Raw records
<<<<

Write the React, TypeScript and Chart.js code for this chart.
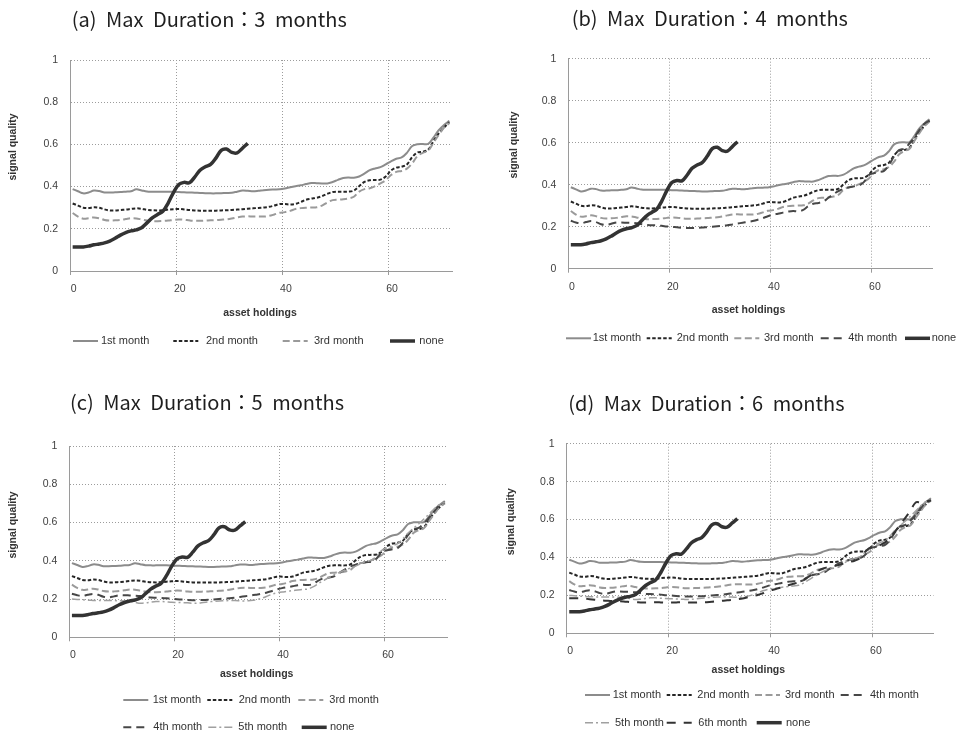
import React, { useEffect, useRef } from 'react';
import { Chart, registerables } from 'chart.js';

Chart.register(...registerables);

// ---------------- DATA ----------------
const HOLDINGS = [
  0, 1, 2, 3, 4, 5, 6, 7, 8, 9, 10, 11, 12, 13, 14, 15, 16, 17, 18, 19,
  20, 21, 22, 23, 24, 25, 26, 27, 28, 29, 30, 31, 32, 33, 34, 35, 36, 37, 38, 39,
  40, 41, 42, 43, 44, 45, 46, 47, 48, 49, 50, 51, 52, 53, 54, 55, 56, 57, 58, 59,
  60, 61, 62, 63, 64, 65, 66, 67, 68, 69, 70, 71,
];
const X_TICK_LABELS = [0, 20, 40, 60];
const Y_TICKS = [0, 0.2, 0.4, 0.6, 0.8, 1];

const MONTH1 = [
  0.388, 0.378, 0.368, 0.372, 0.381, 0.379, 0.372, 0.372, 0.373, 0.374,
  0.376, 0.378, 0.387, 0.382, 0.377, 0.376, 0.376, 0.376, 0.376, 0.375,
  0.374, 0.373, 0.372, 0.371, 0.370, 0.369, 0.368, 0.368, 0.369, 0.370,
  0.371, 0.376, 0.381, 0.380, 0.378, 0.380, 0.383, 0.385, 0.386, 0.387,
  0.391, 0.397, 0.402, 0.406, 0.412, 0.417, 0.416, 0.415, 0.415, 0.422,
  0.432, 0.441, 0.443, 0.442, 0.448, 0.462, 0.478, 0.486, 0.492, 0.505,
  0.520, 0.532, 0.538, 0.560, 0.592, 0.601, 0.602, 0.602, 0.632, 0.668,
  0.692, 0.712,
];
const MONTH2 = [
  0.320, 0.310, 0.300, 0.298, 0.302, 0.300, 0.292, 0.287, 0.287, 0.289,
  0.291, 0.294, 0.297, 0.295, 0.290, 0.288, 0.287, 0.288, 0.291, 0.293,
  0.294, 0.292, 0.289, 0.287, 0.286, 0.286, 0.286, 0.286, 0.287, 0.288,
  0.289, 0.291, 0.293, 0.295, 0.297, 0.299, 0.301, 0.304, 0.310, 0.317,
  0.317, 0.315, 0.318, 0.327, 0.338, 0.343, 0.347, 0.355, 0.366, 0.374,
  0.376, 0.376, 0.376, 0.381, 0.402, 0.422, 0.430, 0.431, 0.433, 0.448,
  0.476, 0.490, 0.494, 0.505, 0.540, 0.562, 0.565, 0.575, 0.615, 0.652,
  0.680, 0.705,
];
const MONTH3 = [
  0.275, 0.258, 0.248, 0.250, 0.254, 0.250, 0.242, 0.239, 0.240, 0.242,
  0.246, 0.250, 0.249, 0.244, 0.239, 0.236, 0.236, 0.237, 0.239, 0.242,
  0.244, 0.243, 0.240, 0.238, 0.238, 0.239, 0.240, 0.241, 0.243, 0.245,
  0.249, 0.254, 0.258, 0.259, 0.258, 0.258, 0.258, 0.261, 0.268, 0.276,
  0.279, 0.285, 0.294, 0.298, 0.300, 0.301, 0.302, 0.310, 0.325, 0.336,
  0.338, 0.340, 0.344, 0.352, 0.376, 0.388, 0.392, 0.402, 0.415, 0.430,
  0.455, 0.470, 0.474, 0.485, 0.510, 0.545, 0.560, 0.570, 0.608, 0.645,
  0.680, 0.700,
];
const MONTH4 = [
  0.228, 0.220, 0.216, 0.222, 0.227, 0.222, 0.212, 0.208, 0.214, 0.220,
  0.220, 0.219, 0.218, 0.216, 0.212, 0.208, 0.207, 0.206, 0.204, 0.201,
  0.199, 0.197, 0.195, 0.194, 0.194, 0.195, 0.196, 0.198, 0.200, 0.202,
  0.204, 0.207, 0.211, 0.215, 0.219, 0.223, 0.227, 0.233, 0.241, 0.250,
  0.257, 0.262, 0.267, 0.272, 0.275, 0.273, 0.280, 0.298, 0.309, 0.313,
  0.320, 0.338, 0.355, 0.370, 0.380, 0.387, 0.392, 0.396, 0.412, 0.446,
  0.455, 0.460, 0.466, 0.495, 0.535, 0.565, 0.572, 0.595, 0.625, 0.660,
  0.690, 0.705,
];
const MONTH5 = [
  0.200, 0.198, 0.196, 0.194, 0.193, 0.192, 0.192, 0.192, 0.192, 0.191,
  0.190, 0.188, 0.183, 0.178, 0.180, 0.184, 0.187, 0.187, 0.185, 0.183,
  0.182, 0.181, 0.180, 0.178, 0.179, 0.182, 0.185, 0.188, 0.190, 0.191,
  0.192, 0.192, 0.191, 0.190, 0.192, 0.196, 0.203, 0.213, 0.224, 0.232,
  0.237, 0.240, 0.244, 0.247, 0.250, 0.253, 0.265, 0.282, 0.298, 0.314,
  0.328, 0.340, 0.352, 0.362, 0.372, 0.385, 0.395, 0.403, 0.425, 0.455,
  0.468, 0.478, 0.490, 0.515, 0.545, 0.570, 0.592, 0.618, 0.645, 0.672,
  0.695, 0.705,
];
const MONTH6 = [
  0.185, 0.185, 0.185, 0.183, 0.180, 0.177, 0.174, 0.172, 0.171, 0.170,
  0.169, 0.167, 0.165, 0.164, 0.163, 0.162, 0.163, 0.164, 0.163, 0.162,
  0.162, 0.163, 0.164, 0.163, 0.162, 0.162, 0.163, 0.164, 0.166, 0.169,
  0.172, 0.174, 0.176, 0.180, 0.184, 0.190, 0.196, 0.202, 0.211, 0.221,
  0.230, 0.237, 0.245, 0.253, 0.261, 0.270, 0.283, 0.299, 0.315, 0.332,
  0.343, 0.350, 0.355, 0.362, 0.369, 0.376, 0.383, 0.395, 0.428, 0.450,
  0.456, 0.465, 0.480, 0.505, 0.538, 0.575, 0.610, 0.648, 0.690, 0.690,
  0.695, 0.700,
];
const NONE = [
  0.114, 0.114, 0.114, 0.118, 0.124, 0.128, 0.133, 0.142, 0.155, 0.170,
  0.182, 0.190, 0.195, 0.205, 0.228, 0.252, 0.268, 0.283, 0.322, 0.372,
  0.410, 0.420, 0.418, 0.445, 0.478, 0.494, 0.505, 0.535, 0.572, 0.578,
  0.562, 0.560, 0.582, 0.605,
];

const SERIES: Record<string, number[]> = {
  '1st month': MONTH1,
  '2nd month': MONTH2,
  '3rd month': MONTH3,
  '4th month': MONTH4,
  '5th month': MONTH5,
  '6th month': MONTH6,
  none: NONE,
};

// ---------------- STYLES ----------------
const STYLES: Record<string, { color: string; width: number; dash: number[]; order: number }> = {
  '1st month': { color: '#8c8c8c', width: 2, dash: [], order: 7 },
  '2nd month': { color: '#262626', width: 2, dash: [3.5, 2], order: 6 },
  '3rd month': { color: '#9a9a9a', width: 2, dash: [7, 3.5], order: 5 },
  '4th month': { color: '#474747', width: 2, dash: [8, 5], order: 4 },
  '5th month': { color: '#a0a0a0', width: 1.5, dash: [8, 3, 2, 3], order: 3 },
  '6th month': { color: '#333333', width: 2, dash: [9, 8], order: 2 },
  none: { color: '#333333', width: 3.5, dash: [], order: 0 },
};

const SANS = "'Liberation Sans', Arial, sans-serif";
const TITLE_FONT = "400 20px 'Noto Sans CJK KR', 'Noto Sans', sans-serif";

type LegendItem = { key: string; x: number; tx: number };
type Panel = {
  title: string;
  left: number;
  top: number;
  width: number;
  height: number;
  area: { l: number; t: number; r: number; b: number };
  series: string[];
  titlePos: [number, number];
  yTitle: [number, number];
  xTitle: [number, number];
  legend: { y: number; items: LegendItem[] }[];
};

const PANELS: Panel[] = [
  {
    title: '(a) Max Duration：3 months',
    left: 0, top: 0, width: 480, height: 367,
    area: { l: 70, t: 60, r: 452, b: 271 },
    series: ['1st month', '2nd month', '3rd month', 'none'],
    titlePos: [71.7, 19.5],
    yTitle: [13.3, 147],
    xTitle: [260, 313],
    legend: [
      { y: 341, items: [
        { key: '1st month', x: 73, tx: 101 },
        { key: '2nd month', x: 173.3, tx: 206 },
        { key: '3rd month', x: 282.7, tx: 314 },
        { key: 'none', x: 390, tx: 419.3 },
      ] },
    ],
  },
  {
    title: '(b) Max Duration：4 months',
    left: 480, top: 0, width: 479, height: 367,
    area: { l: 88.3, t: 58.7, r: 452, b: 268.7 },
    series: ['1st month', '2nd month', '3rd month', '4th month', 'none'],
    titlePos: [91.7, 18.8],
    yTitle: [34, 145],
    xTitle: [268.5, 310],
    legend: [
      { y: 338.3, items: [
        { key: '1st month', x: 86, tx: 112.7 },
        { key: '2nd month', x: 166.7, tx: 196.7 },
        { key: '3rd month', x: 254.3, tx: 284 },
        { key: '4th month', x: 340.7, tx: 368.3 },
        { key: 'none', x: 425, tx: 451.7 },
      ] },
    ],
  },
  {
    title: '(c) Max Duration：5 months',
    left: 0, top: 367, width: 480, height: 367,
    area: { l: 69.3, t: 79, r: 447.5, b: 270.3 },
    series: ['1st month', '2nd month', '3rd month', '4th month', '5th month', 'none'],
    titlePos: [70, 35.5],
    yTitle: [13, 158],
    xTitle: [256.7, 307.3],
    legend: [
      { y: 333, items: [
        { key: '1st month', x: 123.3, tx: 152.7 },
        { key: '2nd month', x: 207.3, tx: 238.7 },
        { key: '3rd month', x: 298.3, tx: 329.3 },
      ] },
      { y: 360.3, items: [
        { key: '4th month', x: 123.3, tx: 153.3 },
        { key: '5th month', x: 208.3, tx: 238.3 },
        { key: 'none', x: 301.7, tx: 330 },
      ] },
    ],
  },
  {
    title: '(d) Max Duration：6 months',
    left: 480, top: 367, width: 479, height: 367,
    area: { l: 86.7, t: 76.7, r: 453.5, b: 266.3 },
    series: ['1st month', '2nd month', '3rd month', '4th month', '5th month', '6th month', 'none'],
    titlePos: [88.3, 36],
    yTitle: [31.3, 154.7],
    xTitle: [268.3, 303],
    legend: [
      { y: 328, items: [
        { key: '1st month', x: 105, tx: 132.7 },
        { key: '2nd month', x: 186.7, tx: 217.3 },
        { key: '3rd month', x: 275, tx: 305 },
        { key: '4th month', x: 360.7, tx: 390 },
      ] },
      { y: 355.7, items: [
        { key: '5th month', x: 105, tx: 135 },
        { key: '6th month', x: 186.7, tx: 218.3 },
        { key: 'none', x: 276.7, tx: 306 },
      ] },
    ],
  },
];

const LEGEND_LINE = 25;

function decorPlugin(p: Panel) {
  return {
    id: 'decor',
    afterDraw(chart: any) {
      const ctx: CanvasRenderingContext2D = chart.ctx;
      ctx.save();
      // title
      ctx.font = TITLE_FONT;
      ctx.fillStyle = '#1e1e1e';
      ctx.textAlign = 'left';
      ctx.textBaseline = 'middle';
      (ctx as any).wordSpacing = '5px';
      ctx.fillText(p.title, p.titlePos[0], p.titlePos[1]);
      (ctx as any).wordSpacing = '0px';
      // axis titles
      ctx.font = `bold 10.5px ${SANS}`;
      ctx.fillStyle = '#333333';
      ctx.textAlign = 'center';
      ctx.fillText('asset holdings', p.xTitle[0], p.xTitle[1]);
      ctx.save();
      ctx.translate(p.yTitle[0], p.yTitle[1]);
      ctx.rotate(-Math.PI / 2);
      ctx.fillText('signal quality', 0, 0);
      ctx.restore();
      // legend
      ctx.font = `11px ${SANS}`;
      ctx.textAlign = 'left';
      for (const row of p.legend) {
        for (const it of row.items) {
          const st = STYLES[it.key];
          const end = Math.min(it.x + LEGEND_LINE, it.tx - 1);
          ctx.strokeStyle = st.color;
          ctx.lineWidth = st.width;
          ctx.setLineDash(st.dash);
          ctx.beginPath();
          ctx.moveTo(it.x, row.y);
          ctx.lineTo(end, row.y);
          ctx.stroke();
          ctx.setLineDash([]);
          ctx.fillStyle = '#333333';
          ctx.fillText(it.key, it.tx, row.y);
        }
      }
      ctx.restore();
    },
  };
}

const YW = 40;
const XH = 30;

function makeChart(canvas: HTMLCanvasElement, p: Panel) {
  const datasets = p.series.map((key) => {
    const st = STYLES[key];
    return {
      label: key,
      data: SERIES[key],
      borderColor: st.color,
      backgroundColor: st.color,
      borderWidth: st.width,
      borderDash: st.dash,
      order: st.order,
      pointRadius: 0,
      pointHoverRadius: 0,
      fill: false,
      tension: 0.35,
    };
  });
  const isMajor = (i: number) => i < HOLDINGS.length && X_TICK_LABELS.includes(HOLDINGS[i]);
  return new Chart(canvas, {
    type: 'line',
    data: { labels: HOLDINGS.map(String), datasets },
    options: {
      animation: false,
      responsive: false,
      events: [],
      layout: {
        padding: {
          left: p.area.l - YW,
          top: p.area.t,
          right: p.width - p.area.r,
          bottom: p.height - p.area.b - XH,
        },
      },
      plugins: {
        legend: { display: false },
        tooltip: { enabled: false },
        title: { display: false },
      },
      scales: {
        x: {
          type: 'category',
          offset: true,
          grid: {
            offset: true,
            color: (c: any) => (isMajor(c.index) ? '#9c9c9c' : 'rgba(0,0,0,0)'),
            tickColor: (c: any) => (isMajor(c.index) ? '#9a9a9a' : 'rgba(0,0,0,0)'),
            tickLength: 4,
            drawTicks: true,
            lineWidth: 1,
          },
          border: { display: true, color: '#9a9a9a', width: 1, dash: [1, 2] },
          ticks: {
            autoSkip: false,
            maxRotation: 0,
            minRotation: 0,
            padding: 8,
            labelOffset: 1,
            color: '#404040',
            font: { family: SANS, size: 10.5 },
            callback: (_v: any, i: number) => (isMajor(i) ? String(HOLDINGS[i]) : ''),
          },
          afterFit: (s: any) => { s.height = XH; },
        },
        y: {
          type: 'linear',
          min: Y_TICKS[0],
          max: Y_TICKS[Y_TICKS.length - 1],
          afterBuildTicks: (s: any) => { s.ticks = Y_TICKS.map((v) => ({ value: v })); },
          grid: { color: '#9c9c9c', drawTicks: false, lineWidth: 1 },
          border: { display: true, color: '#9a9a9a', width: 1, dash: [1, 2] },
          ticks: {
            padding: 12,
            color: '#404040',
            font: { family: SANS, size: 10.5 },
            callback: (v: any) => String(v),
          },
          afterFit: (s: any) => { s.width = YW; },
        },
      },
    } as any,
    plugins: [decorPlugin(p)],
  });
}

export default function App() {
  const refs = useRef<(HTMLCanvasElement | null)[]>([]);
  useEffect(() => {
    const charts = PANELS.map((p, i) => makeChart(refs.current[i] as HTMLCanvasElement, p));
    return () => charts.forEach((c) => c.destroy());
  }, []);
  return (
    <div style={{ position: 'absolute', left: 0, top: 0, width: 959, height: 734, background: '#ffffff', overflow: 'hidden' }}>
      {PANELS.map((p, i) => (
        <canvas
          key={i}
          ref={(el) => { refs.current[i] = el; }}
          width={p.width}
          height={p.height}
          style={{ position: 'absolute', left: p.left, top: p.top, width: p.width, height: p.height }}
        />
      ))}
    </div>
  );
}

>>>>
<<<<

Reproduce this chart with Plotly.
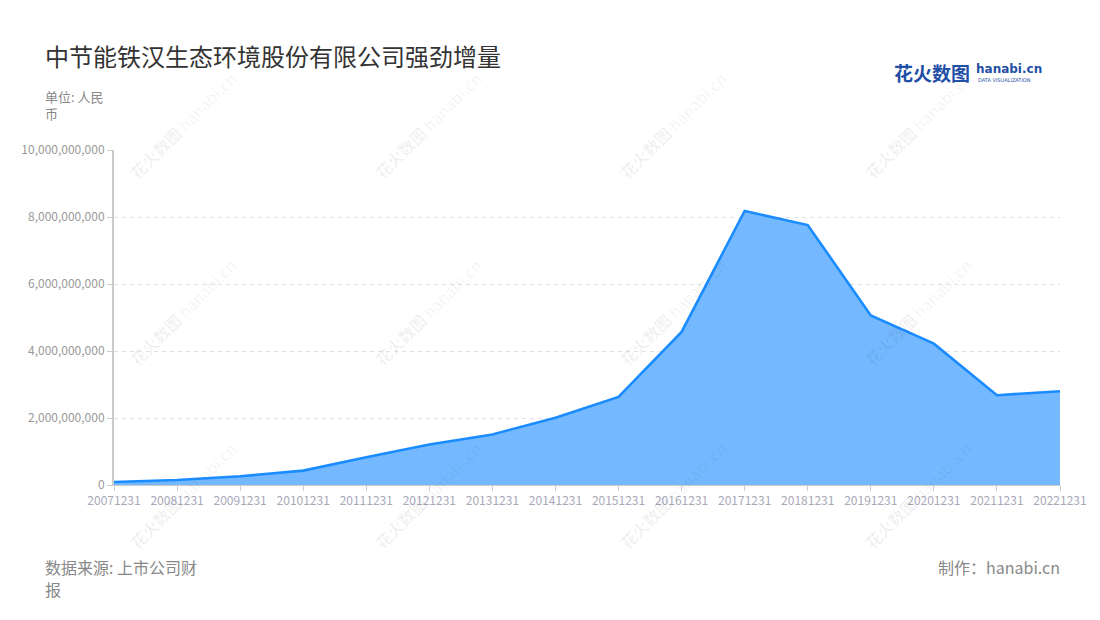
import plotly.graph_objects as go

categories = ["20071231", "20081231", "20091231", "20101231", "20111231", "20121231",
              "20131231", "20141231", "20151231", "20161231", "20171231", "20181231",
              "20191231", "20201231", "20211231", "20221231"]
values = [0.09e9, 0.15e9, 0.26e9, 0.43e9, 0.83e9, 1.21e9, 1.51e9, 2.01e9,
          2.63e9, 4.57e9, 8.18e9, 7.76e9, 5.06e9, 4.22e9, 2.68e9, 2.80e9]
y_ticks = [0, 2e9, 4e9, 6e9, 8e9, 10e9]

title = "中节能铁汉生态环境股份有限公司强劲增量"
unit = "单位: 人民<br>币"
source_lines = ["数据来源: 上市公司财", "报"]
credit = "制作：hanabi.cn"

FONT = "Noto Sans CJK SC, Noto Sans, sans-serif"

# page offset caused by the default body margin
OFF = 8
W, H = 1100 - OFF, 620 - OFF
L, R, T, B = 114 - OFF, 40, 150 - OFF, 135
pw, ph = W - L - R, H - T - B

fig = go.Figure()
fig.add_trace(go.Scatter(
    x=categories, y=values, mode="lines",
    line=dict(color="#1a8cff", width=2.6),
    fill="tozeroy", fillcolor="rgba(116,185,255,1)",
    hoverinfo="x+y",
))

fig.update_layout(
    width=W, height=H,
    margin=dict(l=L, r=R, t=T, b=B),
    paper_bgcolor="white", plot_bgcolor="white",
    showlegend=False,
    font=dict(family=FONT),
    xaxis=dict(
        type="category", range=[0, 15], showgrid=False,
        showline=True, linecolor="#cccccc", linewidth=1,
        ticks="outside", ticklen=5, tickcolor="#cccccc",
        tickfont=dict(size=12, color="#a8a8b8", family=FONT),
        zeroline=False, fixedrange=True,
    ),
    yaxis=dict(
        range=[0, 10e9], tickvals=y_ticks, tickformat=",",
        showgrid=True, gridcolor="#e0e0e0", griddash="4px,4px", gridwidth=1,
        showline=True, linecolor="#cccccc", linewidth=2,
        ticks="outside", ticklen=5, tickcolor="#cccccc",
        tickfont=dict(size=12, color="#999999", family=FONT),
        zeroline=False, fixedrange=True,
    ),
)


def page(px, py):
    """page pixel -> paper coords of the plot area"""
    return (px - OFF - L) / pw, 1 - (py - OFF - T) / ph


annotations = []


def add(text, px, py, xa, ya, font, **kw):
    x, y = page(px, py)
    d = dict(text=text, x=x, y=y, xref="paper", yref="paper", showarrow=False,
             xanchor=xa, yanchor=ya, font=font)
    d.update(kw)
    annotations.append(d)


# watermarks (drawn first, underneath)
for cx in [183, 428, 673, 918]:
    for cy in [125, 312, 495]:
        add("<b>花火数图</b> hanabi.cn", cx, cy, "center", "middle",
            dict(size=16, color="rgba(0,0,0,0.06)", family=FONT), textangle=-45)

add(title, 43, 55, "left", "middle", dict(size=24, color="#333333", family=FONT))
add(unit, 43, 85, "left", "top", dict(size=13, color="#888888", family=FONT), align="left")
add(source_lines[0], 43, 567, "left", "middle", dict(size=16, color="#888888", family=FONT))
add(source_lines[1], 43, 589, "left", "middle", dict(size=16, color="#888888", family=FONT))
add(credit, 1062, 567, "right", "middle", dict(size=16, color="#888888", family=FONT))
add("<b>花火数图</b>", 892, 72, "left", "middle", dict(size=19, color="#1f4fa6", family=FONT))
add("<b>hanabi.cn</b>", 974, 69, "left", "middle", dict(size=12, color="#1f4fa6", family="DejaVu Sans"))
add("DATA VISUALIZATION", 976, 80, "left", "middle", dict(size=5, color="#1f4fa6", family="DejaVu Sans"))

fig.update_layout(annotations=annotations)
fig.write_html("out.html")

>>>>

# Brief
Look above for the line with "Write the React, TypeScript"; quote it and every line after it, stopping after the line with "Chart.register(...registerables);", exactly, with nothing added and without pictures.

# The reply
Write the React, TypeScript and Chart.js code for this chart.
import React, { useEffect, useRef } from 'react';
import { Chart, registerables } from 'chart.js';

Chart.register(...registerables);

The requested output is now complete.